Anthony and Mitchell found that both rebreather and open-circuit divers retained a dangerous level of CO2 when their respired gas density reached 6.0g/L (normal air is approximately 1.293 g/L at 1 ATA) (Figure 1, Table 1). Previous studies2 found that CO2 retention during exercise at 6.8 ATA (8.79 g/L) resulted in two subjects requiring rescue from a wet pot (a hyperbaric chamber filled with water and pressurized to simulate a particular depth) due to CO2-induced incapacitation without any self-awareness of the symptoms. Further complicating the issue, Christian Lambertsen and his colleagues found that at just 4 ATA — the pressure we would experience at 99 feet of seawater (fsw), where the density of air is about 5.17 g/L — maximum expiratory gas flow and ventilation rate were nearly half of what they were at 1 ATA.3 The evidence appears to indicate that gas density has a profound effect on not just WOB and CO2 evolution and elimination but also our ability to effectively respire and exchange gas.

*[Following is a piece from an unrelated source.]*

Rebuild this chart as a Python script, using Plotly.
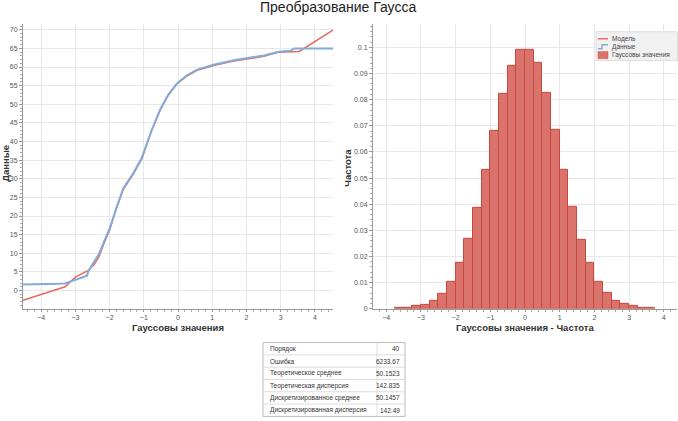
import plotly.graph_objects as go

# ---- Left chart: Gaussian transform (model vs data) ----
data_x = [-4.53, -3.55, -3.5, -3.3, -3.0, -2.72, -2.66, -2.62, -2.45, -2.3, -2.15, -2.0, -1.8,
          -1.6, -1.3, -1.06, -0.76, -0.52, -0.28, -0.03, 0.26, 0.56, 1.04, 1.63, 2.22,
          2.51, 2.95, 3.3, 3.4, 4.53]
data_y = [1.6, 1.6, 1.8, 1.9, 2.9, 4.0, 4.0, 5.2, 7.6, 10.0, 13.4, 16.6, 22.2,
          27.4, 31.6, 35.6, 43.3, 48.6, 52.6, 55.6, 57.8, 59.3, 60.6, 61.8, 62.7,
          63.1, 64.1, 64.4, 65.0, 65.0]
model_x = [-4.53, -3.3, -3.0, -2.62, -2.45, -2.3, -2.15, -2.0, -1.8, -1.6, -1.3, -1.06,
           -0.76, -0.52, -0.28, -0.03, 0.26, 0.56, 1.04, 1.63, 2.22, 2.51, 2.95, 3.54, 4.53]
model_y = [-2.6, 1.0, 3.6, 5.4, 7.0, 9.3, 13.0, 16.2, 22.0, 27.2, 31.3, 35.3,
           43.2, 48.5, 52.5, 55.5, 57.6, 59.1, 60.4, 61.6, 62.4, 62.9, 64.0, 64.2, 69.9]

# ---- Right chart: histogram of Gaussian values (bin width 0.25) ----
bin_centers = [-3.625, -3.375, -3.125, -2.875, -2.625, -2.375, -2.125, -1.875, -1.625,
               -1.375, -1.125, -0.875, -0.625, -0.375, -0.125, 0.125, 0.375, 0.625,
               0.875, 1.125, 1.375, 1.625, 1.875, 2.125, 2.375, 2.625, 2.875, 3.125,
               3.375, 3.625]
freq = [0.0002, 0.0004, 0.0010, 0.0017, 0.0031, 0.0059, 0.0105, 0.0174, 0.0267,
        0.0386, 0.0532, 0.0680, 0.0821, 0.0930, 0.0990, 0.0992, 0.0942, 0.0826,
        0.0683, 0.0533, 0.0390, 0.0265, 0.0174, 0.0103, 0.0060, 0.0032, 0.0018,
        0.0010, 0.0004, 0.0002]

# ---- Table ----
table_labels = ["Порядок", "Ошибка", "Теоретическое среднее", "Теоретическая дисперсия",
                "Дискретизированное среднее", "Дискретизированная дисперсия"]
table_values = ["40", "6233.67", "50.1523", "142.835", "50.1457", "142.49"]

legend_names = ["Модель", "Данные", "Гауссовы значения"]

FONT = "Liberation Sans, Arial, sans-serif"
W, H = 678, 421
RED_LINE = "#e8675c"
BLUE_LINE = "#82acd8"
BAR_FILL = "#d9736b"
BAR_EDGE = "#c8483f"


def px(x):
    return x / W


def py(y):
    return 1 - y / H


fig = go.Figure()
fig.add_trace(go.Scatter(x=model_x, y=model_y, mode="lines", name=legend_names[0],
                         line=dict(color=RED_LINE, width=1.5), xaxis="x", yaxis="y"))
fig.add_trace(go.Scatter(x=data_x, y=data_y, mode="lines", name=legend_names[1],
                         line=dict(color=BLUE_LINE, width=2), xaxis="x", yaxis="y"))
fig.add_trace(go.Bar(x=bin_centers, y=freq, width=0.25, name=legend_names[2],
                     marker=dict(color=BAR_FILL, line=dict(color=BAR_EDGE, width=1)),
                     xaxis="x2", yaxis="y2"))

tickfont = dict(size=7, color="#555", family=FONT)
common = dict(showgrid=True, gridcolor="#e8e8e8", gridwidth=1, zeroline=False,
              showline=True, linecolor="#999", linewidth=1, ticks="outside",
              ticklen=3, tickcolor="#999", tickfont=tickfont,
              minor=dict(ticks="outside", ticklen=2, tickcolor="#aaa", showgrid=False))

title_font = dict(size=9.5, color="#333", family=FONT, weight="bold")
shapes = []
annotations = [
    dict(text="Преобразование Гаусса", x=px(338), y=py(7), xref="paper", yref="paper",
         xanchor="center", yanchor="middle", showarrow=False,
         font=dict(size=14, color="#222", family=FONT)),
    dict(text="Гауссовы значения", x=px(178), y=py(330), xref="paper", yref="paper",
         xanchor="center", yanchor="middle", showarrow=False, font=title_font),
    dict(text="Гауссовы значения - Частота", x=px(525), y=py(330), xref="paper",
         yref="paper", xanchor="center", yanchor="middle", showarrow=False,
         font=title_font),
    dict(text="Данные", x=px(6), y=py(165), xref="paper", yref="paper",
         xanchor="center", yanchor="middle", showarrow=False, textangle=-90,
         font=title_font),
    dict(text="Частота", x=px(348), y=py(169), xref="paper", yref="paper",
         xanchor="center", yanchor="middle", showarrow=False, textangle=-90,
         font=title_font),
]

# ---- table drawn as a grid of cells ----
t_left, t_right, t_div, t_top, row_h = 263, 405, 377, 345, 12.4
n_rows = len(table_labels)
t_bottom = t_top + n_rows * row_h
shapes.append(dict(type="rect", xref="paper", yref="paper", x0=px(t_left), x1=px(t_right),
                   y0=py(t_bottom), y1=py(t_top), line=dict(color="#bbbbbb", width=1),
                   fillcolor="white", layer="below"))
shapes.append(dict(type="line", xref="paper", yref="paper", x0=px(t_div), x1=px(t_div),
                   y0=py(t_bottom), y1=py(t_top), line=dict(color="#dddddd", width=1)))
for i in range(1, n_rows):
    yy = t_top + i * row_h
    shapes.append(dict(type="line", xref="paper", yref="paper", x0=px(t_left), x1=px(t_right),
                       y0=py(yy), y1=py(yy), line=dict(color="#dddddd", width=1)))
for i, (lab, val) in enumerate(zip(table_labels, table_values)):
    yc = t_top + (i + 0.5) * row_h
    annotations.append(dict(text=lab, x=px(t_left + 5), y=py(yc), xref="paper", yref="paper",
                            xanchor="left", yanchor="middle", showarrow=False,
                            font=dict(size=6.5, color="#333", family=FONT)))
    annotations.append(dict(text=val, x=px(t_right - 3), y=py(yc), xref="paper", yref="paper",
                            xanchor="right", yanchor="middle", showarrow=False,
                            font=dict(size=6.5, color="#333", family=FONT)))

# ---- compact legend ----
lg_left, lg_top, lg_bottom = 596, 32, 61
shapes.append(dict(type="rect", xref="paper", yref="paper", x0=px(lg_left), x1=px(677.5),
                   y0=py(lg_bottom), y1=py(lg_top), line=dict(color="#dddddd", width=1),
                   fillcolor="#f1f1f1"))
shapes.append(dict(type="line", xref="paper", yref="paper", x0=px(598), x1=px(608),
                   y0=py(39), y1=py(39), line=dict(color=RED_LINE, width=1.5)))
shapes.append(dict(type="path", xref="paper", yref="paper",
                   path=f"M {px(598)} {py(49)} L {px(602)} {py(49)} L {px(602)} {py(45)} L {px(608)} {py(45)}",
                   line=dict(color=BLUE_LINE, width=1.5)))
shapes.append(dict(type="rect", xref="paper", yref="paper", x0=px(598), x1=px(608),
                   y0=py(59), y1=py(52), line=dict(color=BAR_EDGE, width=0.5),
                   fillcolor=BAR_FILL))
for name, yc in zip(legend_names, [39, 47, 55.5]):
    annotations.append(dict(text=name, x=px(610), y=py(yc), xref="paper", yref="paper",
                            xanchor="left", yanchor="middle", showarrow=False,
                            font=dict(size=6.5, color="#444", family=FONT)))

xcommon = dict(common, ticklen=2)

fig.update_layout(
    width=W, height=H,
    margin=dict(l=0, r=0, t=0, b=0),
    paper_bgcolor="white", plot_bgcolor="white",
    font=dict(family=FONT),
    showlegend=False,
    xaxis=dict(domain=[px(23), px(333)], range=[-4.53, 4.53], dtick=1,
               anchor="y", **xcommon),
    yaxis=dict(domain=[py(311), py(24)], range=[-4.9, 71.6], dtick=5,
               anchor="x", **common),
    xaxis2=dict(domain=[px(373), px(677)], range=[-4.38, 4.38], dtick=1,
                anchor="y2", **xcommon),
    yaxis2=dict(domain=[py(311), py(24)], range=[0, 0.109], dtick=0.01,
                anchor="x2", **common),
    bargap=0,
    shapes=shapes,
    annotations=annotations,
)

fig.write_html("out.html")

Anthony and Mitchell summarize their research by recommending an ideal gas density of 5.2 g/L, with an absolute maximum of 6.2 g/L. These numbers correspond with air diving at 102 fsw and 128 fsw, respectively.

Table 1. Gas density in g/L-1 for oxygen, air and common diluent gases at 1.0 ATA1,4

These limits coincide with recreational limits and significantly decrease the maximum operating depth (MOD) of many common gases. Enriched-air nitrox with 32 percent oxygen (EANx 32) at 110 fsw and 130 fsw results in densities of 5.6 g/L and 6.54 g/L, respectively, surpassing both recommended and hard limits. Common technical gases such as trimix 18/35 (18 percent oxygen, 35 percent helium and the balance nitrogen) and trimix 10/70 (10 percent oxygen and 70 percent helium) experience the same restrictions. Trimix 18/35 reaches a full 6.0 g/L at just 230 fsw (with a typical MOD of 300 fsw), and trimix 10/70 reaches a notable 10.29 g/L at its MOD of 495 fsw, far exceeding maximum recommendations and the 8.79 g/L mark that required divers to be rescued from a wet pot in the study by Dan Warkander and colleagues.2

Helium appears to be the immediate solution for divers who are concerned about WOB and correlated medical issues (immersion pulmonary edema, CO2 retention, etc.) and for technical divers who are doing even normal dives to moderate depths. Seven times less dense than nitrogen, helium also ameliorates the severity of narcosis but brings with it a host of new obstacles, including extended decompression, cost and high-pressure neurological syndrome (HPNS) concerns.

Our next steps depend heavily on the ongoing work of our hyperbaric community: In another decade we could have equipment that makes gas density a nonissue. For now we’re left to carefully mix our gases and learn all we can about human performance under pressure.


References

  1. Anthony G, Mitchell S. Respiratory physiology of rebreather diving. In: Pollock NW, Sellers SH, Godfrey JM, eds. Rebreathers and Scientific Diving. Proceedings of NPS/NOAA/DAN/AAUS June 16-19, 2015, Workshop. Durham, NC; 2016; 66-79.
  2. Warkander DE, Norfleet WT, Nagasawa GK, Lundgren CEG. CO2 retention with minimal symptoms but severe dysfunction during wet simulated dives to 6.8 ATA abs. Undersea Biomed. Res. 1990; 17(6):515-523.
  3. Lambertsen CJ, Gelfand R, Lever MJ, Bodammer G, Takano N, Reed TA, et al. Respiration and gas exchange during a 14-day continuous exposure to 5.2% O2 in N2 at pressure equivalent to 100 FSW (4 ATA). Aerosp. Med. 1973; 44:844-849.
  4. Doolette DJ, Mitchell SJ. Hyperbaric conditions. Comprehensive Physiol. 2011; 1:163-201.